**Set problem**
Starting with the first line of the data below, copy each line up to and including the one containing "open_L6 = [0.557, 0.638, 0.721, 0.738, 0.775, 0.826, 0.879]". Pictures stay out.

##### Raw data #####

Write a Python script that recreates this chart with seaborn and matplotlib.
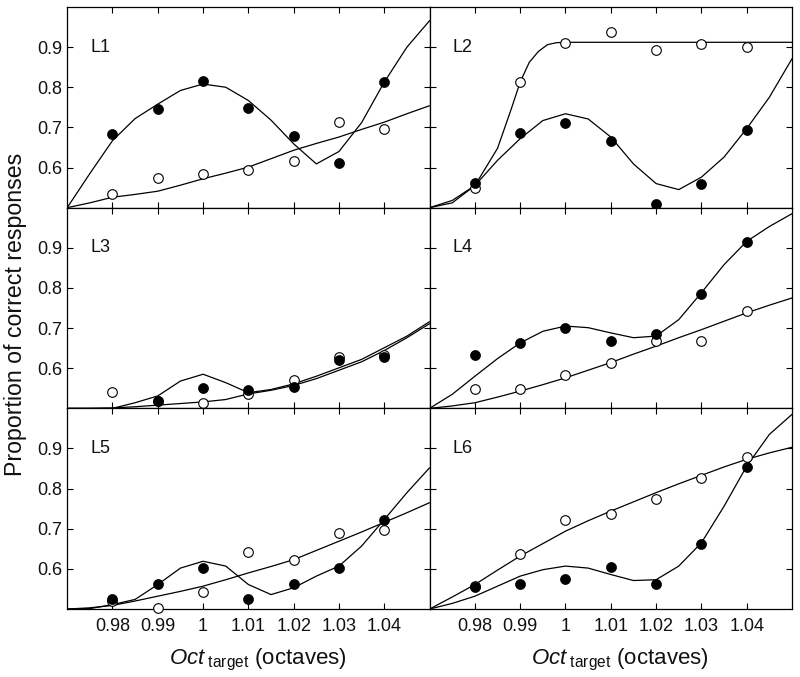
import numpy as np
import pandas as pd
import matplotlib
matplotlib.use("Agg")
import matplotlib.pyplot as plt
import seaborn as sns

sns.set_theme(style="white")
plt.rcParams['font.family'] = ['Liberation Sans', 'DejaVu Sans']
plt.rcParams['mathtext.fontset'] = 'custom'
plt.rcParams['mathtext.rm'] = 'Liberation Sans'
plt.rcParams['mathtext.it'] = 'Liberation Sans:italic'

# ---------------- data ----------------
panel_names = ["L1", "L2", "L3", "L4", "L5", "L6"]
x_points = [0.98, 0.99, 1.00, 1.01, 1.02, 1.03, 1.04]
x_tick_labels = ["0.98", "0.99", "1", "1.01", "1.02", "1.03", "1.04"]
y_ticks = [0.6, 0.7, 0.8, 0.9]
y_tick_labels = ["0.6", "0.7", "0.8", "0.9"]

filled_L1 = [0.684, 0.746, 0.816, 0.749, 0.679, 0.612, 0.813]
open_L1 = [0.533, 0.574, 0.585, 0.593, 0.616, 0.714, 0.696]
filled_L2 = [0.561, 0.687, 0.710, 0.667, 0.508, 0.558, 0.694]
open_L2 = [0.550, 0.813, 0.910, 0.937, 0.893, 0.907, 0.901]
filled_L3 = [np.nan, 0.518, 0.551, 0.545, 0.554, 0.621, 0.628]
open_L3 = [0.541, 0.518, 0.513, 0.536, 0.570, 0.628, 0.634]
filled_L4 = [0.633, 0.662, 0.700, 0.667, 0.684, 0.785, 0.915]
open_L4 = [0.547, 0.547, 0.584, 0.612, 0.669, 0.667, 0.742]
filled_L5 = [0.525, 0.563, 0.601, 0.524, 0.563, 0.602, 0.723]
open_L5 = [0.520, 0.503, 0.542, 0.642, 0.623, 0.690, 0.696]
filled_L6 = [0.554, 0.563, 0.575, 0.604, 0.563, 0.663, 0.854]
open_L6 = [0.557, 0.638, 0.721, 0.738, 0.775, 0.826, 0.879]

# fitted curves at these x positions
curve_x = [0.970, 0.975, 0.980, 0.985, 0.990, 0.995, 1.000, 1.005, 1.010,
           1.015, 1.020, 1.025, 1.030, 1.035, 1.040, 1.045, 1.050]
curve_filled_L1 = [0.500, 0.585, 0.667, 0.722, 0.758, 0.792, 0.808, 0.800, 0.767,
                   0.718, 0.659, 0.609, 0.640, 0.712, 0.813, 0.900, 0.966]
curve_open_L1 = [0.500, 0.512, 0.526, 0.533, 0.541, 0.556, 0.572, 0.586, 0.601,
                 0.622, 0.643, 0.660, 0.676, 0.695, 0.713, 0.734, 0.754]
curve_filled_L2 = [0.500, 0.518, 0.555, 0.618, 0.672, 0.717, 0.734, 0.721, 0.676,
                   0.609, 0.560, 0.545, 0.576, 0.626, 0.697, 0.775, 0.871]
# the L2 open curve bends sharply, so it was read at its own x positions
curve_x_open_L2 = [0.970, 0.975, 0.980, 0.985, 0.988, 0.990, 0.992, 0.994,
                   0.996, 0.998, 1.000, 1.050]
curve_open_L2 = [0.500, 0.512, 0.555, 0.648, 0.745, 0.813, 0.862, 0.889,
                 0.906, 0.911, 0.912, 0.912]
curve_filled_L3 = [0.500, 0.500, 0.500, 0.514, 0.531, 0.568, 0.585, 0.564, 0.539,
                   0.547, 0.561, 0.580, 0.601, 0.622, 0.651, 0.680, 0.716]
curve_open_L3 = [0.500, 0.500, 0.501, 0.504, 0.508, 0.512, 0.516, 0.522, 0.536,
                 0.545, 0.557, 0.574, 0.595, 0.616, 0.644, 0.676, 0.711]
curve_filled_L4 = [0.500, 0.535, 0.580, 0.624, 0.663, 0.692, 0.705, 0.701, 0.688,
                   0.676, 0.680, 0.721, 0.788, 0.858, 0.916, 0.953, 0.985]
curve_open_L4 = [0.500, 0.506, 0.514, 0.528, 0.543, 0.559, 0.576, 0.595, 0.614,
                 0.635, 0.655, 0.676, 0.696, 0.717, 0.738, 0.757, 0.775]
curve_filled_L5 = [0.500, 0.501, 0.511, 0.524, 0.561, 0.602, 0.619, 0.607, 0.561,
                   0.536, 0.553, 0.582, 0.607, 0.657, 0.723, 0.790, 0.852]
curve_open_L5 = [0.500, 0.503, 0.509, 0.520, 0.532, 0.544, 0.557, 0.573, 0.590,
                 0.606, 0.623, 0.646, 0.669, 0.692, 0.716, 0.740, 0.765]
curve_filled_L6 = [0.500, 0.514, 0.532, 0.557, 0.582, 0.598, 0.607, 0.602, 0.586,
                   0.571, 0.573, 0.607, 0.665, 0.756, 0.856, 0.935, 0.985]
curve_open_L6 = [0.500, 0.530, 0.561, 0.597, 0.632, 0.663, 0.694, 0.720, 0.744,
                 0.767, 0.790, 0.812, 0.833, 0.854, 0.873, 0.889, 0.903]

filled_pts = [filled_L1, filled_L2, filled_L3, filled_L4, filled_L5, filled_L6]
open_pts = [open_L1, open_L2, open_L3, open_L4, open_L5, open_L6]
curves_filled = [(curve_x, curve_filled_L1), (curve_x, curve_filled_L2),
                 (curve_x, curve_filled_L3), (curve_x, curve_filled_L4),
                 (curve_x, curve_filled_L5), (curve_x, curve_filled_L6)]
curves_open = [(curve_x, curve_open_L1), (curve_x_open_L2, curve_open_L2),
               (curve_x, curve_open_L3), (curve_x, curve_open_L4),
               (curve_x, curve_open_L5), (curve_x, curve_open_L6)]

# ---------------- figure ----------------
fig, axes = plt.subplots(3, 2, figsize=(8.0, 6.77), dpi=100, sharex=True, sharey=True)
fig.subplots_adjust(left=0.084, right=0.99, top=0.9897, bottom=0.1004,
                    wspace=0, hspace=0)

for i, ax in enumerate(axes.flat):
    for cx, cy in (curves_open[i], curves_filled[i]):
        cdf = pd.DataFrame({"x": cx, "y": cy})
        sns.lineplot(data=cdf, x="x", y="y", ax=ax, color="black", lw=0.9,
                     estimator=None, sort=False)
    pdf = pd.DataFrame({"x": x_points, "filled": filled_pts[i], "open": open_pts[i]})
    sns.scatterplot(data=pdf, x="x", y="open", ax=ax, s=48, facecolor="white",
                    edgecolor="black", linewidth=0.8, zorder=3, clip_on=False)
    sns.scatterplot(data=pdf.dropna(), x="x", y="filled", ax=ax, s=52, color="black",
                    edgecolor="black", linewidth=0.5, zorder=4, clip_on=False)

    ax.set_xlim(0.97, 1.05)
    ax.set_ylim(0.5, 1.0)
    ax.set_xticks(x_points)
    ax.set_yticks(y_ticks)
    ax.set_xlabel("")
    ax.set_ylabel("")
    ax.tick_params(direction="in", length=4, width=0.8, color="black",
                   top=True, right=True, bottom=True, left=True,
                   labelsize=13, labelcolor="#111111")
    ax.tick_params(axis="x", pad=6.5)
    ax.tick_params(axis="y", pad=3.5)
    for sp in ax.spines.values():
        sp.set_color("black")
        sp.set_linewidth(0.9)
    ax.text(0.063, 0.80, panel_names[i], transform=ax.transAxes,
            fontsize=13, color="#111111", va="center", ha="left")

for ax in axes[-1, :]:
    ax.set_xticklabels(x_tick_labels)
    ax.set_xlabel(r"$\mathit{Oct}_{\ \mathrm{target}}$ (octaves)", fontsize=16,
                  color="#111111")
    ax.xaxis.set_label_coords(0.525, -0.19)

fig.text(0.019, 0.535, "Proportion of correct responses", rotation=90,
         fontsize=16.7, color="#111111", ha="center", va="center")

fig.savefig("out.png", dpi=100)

#####

**Response to this task**
Write a Python script that recreates this chart with seaborn and matplotlib.
import numpy as np
import pandas as pd
import matplotlib
matplotlib.use("Agg")
import matplotlib.pyplot as plt
import seaborn as sns

sns.set_theme(style="white")
plt.rcParams['font.family'] = ['Liberation Sans', 'DejaVu Sans']
plt.rcParams['mathtext.fontset'] = 'custom'
plt.rcParams['mathtext.rm'] = 'Liberation Sans'
plt.rcParams['mathtext.it'] = 'Liberation Sans:italic'

# ---------------- data ----------------
panel_names = ["L1", "L2", "L3", "L4", "L5", "L6"]
x_points = [0.98, 0.99, 1.00, 1.01, 1.02, 1.03, 1.04]
x_tick_labels = ["0.98", "0.99", "1", "1.01", "1.02", "1.03", "1.04"]
y_ticks = [0.6, 0.7, 0.8, 0.9]
y_tick_labels = ["0.6", "0.7", "0.8", "0.9"]

filled_L1 = [0.684, 0.746, 0.816, 0.749, 0.679, 0.612, 0.813]
open_L1 = [0.533, 0.574, 0.585, 0.593, 0.616, 0.714, 0.696]
filled_L2 = [0.561, 0.687, 0.710, 0.667, 0.508, 0.558, 0.694]
open_L2 = [0.550, 0.813, 0.910, 0.937, 0.893, 0.907, 0.901]
filled_L3 = [np.nan, 0.518, 0.551, 0.545, 0.554, 0.621, 0.628]
open_L3 = [0.541, 0.518, 0.513, 0.536, 0.570, 0.628, 0.634]
filled_L4 = [0.633, 0.662, 0.700, 0.667, 0.684, 0.785, 0.915]
open_L4 = [0.547, 0.547, 0.584, 0.612, 0.669, 0.667, 0.742]
filled_L5 = [0.525, 0.563, 0.601, 0.524, 0.563, 0.602, 0.723]
open_L5 = [0.520, 0.503, 0.542, 0.642, 0.623, 0.690, 0.696]
filled_L6 = [0.554, 0.563, 0.575, 0.604, 0.563, 0.663, 0.854]
open_L6 = [0.557, 0.638, 0.721, 0.738, 0.775, 0.826, 0.879]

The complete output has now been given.